Birgit Nilsson 25 December 2005 at the age of 87, she was a celebrated Swedish dramatic soprano who specialized in operatic works of Wagner and Strauss, though she sang the operas of many other composers, including Verdi and Puccini.
Born Märta Birgit Svensson on the 17th of May 1918 on a farm at Västra Karup in Skåne (100 km/60 miles north of Malmö) to Nils Svensson and Justina Svensson née Paulsson.
When she was three years old she began picking out melodies on a toy piano her mother bought for her.
She once told an interviewer that she could sing before she could walk, adding, "I even sang in my dreams".
Her vocal talent was first noticed when she began to sing in her church choir. A choirmaster near her home heard her sing and advised her to take voice lessons.
In 1946, Nilsson made her debut at the Royal Opera in Stockholm with only three days' notice, replacing the ailing Agathe in Carl Maria von Weber's Der Freischütz.
Conductor Leo Blech wasn't very kind to her and, as she wrote in her autobiography, she even contemplated suicide after the performance. In 1947 she claimed national attention as Verdi's Lady Macbeth under Fritz Busch.

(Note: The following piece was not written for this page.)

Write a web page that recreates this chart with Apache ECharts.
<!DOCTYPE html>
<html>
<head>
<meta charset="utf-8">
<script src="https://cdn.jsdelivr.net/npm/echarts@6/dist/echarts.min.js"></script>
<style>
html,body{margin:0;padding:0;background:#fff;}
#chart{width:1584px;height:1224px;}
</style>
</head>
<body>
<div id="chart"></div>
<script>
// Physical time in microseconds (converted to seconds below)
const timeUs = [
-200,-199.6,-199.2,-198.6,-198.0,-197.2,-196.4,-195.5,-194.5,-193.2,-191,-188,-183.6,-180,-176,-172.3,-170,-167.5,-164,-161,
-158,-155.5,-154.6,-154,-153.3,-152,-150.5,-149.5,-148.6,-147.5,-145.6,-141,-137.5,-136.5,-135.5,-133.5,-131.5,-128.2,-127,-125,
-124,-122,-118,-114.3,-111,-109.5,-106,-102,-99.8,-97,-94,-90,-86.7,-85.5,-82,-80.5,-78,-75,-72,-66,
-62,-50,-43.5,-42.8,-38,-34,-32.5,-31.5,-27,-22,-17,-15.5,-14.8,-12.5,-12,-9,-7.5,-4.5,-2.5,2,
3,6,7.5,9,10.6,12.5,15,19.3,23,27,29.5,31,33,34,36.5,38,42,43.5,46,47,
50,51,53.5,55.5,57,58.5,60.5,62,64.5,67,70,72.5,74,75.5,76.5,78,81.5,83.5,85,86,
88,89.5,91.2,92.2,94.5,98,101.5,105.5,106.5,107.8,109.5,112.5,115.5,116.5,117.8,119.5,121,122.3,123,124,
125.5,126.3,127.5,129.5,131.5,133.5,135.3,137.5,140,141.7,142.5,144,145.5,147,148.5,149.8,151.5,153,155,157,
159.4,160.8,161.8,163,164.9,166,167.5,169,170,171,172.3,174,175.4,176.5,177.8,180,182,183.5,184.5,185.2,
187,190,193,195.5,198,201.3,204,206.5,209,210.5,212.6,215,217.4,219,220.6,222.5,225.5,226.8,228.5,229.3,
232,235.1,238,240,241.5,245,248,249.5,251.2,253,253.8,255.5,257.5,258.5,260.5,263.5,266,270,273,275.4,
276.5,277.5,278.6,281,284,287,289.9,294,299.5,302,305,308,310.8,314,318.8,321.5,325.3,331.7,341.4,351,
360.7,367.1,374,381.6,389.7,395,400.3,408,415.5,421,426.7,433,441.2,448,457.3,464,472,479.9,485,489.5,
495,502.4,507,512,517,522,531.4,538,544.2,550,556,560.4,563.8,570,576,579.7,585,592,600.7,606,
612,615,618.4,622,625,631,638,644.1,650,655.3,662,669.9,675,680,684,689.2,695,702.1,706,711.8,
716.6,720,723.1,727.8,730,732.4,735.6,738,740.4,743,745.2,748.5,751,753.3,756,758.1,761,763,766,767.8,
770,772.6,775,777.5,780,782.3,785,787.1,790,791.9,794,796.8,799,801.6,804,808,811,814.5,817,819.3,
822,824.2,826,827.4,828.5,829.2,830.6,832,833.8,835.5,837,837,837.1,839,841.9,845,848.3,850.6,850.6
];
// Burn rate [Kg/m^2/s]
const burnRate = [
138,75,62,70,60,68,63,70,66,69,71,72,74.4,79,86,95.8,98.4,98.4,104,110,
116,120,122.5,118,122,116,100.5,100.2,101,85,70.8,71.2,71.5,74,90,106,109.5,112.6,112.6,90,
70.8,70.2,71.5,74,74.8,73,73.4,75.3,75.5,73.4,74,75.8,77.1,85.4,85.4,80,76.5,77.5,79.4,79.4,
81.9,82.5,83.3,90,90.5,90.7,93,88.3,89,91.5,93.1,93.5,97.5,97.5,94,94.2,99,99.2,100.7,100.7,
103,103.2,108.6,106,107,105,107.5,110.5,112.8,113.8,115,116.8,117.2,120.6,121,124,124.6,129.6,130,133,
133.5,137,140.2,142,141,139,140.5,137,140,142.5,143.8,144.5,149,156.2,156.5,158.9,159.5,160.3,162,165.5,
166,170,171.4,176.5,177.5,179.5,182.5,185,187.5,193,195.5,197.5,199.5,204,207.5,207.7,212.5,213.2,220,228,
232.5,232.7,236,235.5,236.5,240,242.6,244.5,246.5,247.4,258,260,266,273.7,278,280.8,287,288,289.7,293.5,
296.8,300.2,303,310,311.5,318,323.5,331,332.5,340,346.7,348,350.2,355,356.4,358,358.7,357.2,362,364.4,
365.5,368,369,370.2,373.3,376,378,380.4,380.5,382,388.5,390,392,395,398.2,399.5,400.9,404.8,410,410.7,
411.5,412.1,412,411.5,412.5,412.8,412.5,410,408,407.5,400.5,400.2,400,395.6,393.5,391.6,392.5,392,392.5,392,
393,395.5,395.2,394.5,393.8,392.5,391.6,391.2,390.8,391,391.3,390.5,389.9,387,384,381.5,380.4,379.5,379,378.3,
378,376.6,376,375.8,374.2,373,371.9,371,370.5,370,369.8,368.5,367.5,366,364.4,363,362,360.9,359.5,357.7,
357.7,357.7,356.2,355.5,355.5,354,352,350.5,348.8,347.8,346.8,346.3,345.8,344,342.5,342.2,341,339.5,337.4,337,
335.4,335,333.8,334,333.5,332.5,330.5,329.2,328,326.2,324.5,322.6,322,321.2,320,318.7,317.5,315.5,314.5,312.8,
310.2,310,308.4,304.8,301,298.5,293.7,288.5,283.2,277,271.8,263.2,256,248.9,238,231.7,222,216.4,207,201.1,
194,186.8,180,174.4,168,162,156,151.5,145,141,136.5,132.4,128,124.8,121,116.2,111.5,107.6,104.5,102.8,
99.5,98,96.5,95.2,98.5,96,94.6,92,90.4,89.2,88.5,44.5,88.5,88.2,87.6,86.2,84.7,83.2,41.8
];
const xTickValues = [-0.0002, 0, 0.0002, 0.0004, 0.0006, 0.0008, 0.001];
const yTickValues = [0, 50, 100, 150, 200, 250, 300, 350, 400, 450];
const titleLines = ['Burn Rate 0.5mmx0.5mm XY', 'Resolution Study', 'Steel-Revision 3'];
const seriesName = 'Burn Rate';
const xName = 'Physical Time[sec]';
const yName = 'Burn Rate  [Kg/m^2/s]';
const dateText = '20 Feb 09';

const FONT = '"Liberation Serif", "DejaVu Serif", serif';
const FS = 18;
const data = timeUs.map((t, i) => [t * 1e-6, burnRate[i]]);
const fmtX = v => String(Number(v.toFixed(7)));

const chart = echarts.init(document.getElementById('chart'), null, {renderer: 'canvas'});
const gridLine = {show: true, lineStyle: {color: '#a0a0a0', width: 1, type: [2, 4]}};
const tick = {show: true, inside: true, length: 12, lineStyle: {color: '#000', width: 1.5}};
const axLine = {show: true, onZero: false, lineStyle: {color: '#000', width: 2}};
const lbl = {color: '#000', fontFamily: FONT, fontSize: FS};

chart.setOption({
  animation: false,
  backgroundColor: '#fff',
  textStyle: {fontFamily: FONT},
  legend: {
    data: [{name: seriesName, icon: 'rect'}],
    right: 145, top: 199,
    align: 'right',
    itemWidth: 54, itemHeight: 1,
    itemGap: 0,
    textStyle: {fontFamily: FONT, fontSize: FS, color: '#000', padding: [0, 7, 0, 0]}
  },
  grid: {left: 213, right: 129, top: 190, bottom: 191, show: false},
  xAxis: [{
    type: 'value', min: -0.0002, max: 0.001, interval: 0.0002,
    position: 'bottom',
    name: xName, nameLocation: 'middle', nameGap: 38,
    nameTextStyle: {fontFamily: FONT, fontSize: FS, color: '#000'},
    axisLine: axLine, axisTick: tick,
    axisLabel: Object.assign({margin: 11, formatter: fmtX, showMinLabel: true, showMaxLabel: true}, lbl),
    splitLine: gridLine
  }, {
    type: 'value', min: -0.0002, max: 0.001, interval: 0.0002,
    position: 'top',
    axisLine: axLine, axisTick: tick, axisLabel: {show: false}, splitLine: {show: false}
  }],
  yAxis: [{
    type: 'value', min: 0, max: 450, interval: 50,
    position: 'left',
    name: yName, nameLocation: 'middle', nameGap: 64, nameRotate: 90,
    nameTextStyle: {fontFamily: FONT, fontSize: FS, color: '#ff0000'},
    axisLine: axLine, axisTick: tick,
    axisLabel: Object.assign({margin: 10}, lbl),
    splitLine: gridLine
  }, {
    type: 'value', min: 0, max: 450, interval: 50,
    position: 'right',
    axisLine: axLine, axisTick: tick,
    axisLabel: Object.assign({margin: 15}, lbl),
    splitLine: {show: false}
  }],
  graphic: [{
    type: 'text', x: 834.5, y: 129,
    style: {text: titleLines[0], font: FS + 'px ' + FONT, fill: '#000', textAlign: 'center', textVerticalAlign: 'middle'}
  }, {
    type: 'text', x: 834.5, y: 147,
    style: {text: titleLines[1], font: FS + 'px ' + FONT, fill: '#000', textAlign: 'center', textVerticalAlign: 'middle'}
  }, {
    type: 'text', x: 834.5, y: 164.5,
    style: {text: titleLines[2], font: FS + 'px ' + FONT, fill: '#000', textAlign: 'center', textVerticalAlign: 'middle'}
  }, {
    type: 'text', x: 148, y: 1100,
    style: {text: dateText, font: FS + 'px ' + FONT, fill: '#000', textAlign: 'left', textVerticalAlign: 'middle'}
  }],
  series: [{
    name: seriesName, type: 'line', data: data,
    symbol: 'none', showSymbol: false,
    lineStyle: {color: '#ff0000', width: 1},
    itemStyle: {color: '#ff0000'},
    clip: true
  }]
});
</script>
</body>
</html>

A wealth of parts followed, from Strauss and Verdi to Wagner, Puccini, and Tchaikovsky.
In Stockholm she built up a steady repertoire of roles in the lyric-dramatic field, including Donna Anna, Aida, Lisa, Tosca, Venus, Sieglinde, Senta and the Marschallin, one of her favorite roles (though she later lamented that she was never asked to sing it outside of Stockholm), all sung in Swedish.
Her long career at the Bayreuth Festival and her immersion in Wagner in general, began in the mid-1950.
No dramatic soprano truly approached her stature thereafter, and in the roles of Isolde, Brünnhilde and Sieglinde, she began her stately 30-year procession around the opera houses of the world.
Her United States debut was in San Francisco in 1956. Three years later she made her debut at the Metropolitan Opera, singing Isolde under Karl Bohm, and some listeners treasure the memory of that performance as much as they do her live recording of the role from Bayreuth in 1966, also under Bohm.
The exuberant review of her first Met performance appeared on the front page of The New York Times on December 19, 1959, under the headline, "Birgit Nilsson as Isolde Flashes like New Star in 'Met' Heavens."
Nilsson was suspicious of opera's recent youth culture and often remarked on the premature destruction of young voices brought on by overambitious career planning.
"Directors and managers don't care about their futures," she once said. "They will just get another young person when this one goes bad."